Addressing the BRICS Bond Market summit here, he also said the government expects the recent decision to allow FPIs to invest in unlisted companies and securitised receipts, to boost their exposure to the corporate bond market.
"Foreign portfolio investors are already allowed to invest in unlisted companies so we hope that it goes through USD 51 billion total cap," he said.
However, he was quick to add that the RBI amendments are being examined now.
In its bid to deepen the corporate bond market, the Reserve Bank had on August 25 issued a circular that allowed banks to issue Masala bonds and also to accept corporate bonds under liquidity adjustment facility.

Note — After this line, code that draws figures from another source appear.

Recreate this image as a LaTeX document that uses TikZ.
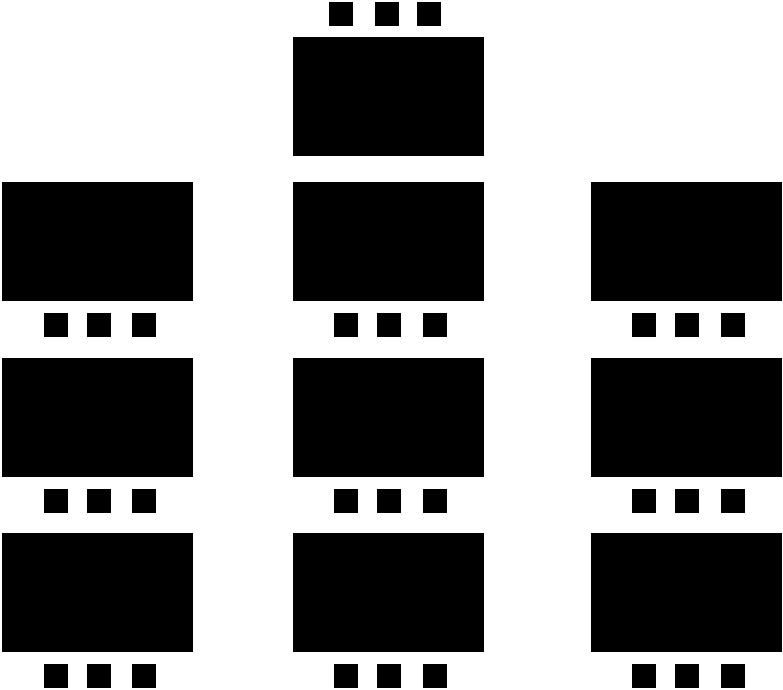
\documentclass[tikz,border=0pt]{standalone}
\usetikzlibrary{positioning}
\tikzset{
	blocco/.style={fill=black, inner sep=0pt, minimum width=191pt, minimum height=119pt},
	punto/.style={fill=black, inner sep=0pt, minimum size=24pt}
}
\begin{document}
\begin{tikzpicture}[x=1pt, y=-1pt]
		\useasboundingbox (0,0) rectangle (783,689);
		% blocco in alto
		\node[blocco] (T) at (388,96.5) {};
		\foreach \dx [count=\i] in {-47,-1,41}
			\node[punto, above=11pt of T.north, xshift=\dx pt] (T\i) {};
		
		% griglia di blocchi
		\foreach \c/\x in {L/97.5, M/388, R/686}
			\foreach \r/\y in {1/241.5, 2/417.5, 3/592.5} {
				\node[blocco] (\c\r) at (\x,\y) {};
				\foreach \dx [count=\i] in {-42,1,46.5}
					\node[punto, below=12pt of \c\r.south, xshift=\dx pt] (\c\r-\i) {};
			}
	\end{tikzpicture}
\end{document}
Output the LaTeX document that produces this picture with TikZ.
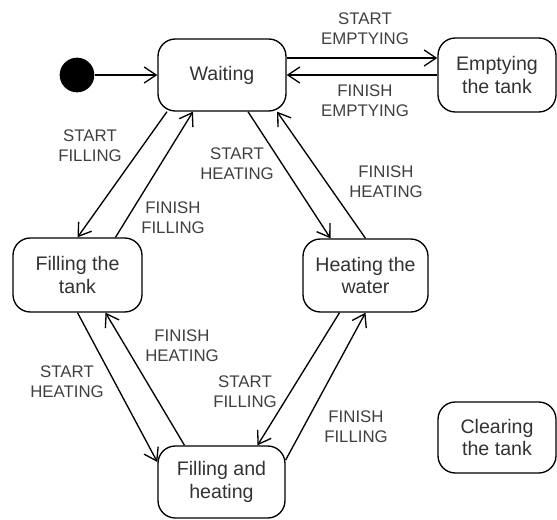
\documentclass[tikz,border=0pt]{standalone}
\usepackage{fontspec}
\setmainfont{Liberation Sans}
\usetikzlibrary{arrows.meta,calc}

\begin{document}
\begin{tikzpicture}[x=0.75pt,y=0.75pt,line width=1pt,
  state node/.style={draw,rounded corners=13pt,align=center,text=black!80,font=\fontsize{14.7}{17}\selectfont,inner sep=2pt}]
\tikzstyle{trans edge} = [draw,-{Straight Barb[length=9pt,width=12pt]}]
\tikzstyle{trans label} = [align=center,text=black!75,font=\fontsize{12.6}{15}\selectfont]

\useasboundingbox (0,0) rectangle (557,519);

% States
\node[circle,fill=black,minimum size=26pt,inner sep=0pt] (init) at (77,444) {};
\node[state node,minimum width=96pt,minimum height=54pt] (wait) at (222,444) {Waiting};
\node[state node,minimum width=88.5pt,minimum height=55.5pt] (empty) at (497,444) {Emptying\\the tank};
\node[state node,minimum width=96.75pt,minimum height=55.5pt] (fill) at (77.5,244) {Filling the\\tank};
\node[state node,minimum width=93.75pt,minimum height=54.75pt] (heat) at (365.5,243.5) {Heating the\\water};
\node[state node,minimum width=95.25pt,minimum height=54pt] (both) at (221.5,37) {Filling and\\heating};
\node[state node,minimum width=88.5pt,minimum height=53.25pt] (clear) at (497,81.5) {Clearing\\the tank};

% Transitions
\draw[trans edge] (init) -- (wait);
\draw[trans edge] ($(wait.east)+(0,17)$) -- ($(empty.west)+(0,17)$);
\draw[trans edge] (empty.west) -- (wait.east);
\draw[trans edge] ($(wait.south)+(-55,0)$) -- (fill.north);
\draw[trans edge] ($(fill.north)+(38,0)$) -- ($(wait.south)+(-29,0)$);
\draw[trans edge] ($(wait.south)+(26,0)$) -- ($(heat.north)+(-35,0)$);
\draw[trans edge] (heat.north) -- ($(wait.south)+(55,0)$);
\draw[trans edge] (fill.south) -- ($(both.west)+(0,20)$);
\draw[trans edge] ($(both.north)+(-37,0)$) -- ($(fill.south)+(28,0)$);
\draw[trans edge] ($(heat.south)+(-26,0)$) -- ($(both.north)+(36,0)$);
\draw[trans edge] ($(both.east)+(0,22)$) -- (heat.south);

% Labels
\node[trans label] (startempty) at (365,490) {START\\EMPTYING};
\node[trans label] (finishempty) at (365,418) {FINISH\\EMPTYING};
\node[trans label] (startfill1) at (90,373) {START\\FILLING};
\node[trans label] (finishfill1) at (173,301) {FINISH\\FILLING};
\node[trans label] (startheat1) at (237,355) {START\\HEATING};
\node[trans label] (finishheat1) at (386,337) {FINISH\\HEATING};
\node[trans label] (finishheat2) at (182,173) {FINISH\\HEATING};
\node[trans label] (startheat2) at (67,137) {START\\HEATING};
\node[trans label] (startfill2) at (245,127) {START\\FILLING};
\node[trans label] (finishfill2) at (356,92) {FINISH\\FILLING};

\end{tikzpicture}
\end{document}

"These measures are intended to further deepen market development, enhance participation, facilitate greater market liquidity and improve communication," the RBI had said.
Since July 1, 2016, BSE bond platform has become
operational for privately placed debentures. The amount raised on the platform is Rs 38,092 crore till date. Public issue of bonds in same period is Rs 19,700 crore. With this, the total amount comes to Rs 57,792 crore.
This has happened after new Sebi and RBI regulations promoting corporate bond market for large corporates.
The RBI will be seeking amendments to enable the central bank to accept corporate bonds under the LAF which is used to bridge temporary liquidity issues by lenders, it said.
To give an impetus to the bonds market, RBI had also decided to expand limit of partial credit enhancement (PCE) provided by banks.
"The aggregate PCE that may be provided by the financial system for a given bond issue will be increased from the present 20 per cent to 50 per cent of the bond issue size subject to the PCE provided by any single bank not exceeding 20 per cent of the bond issue size and the extant exposure limits," the RBI had said.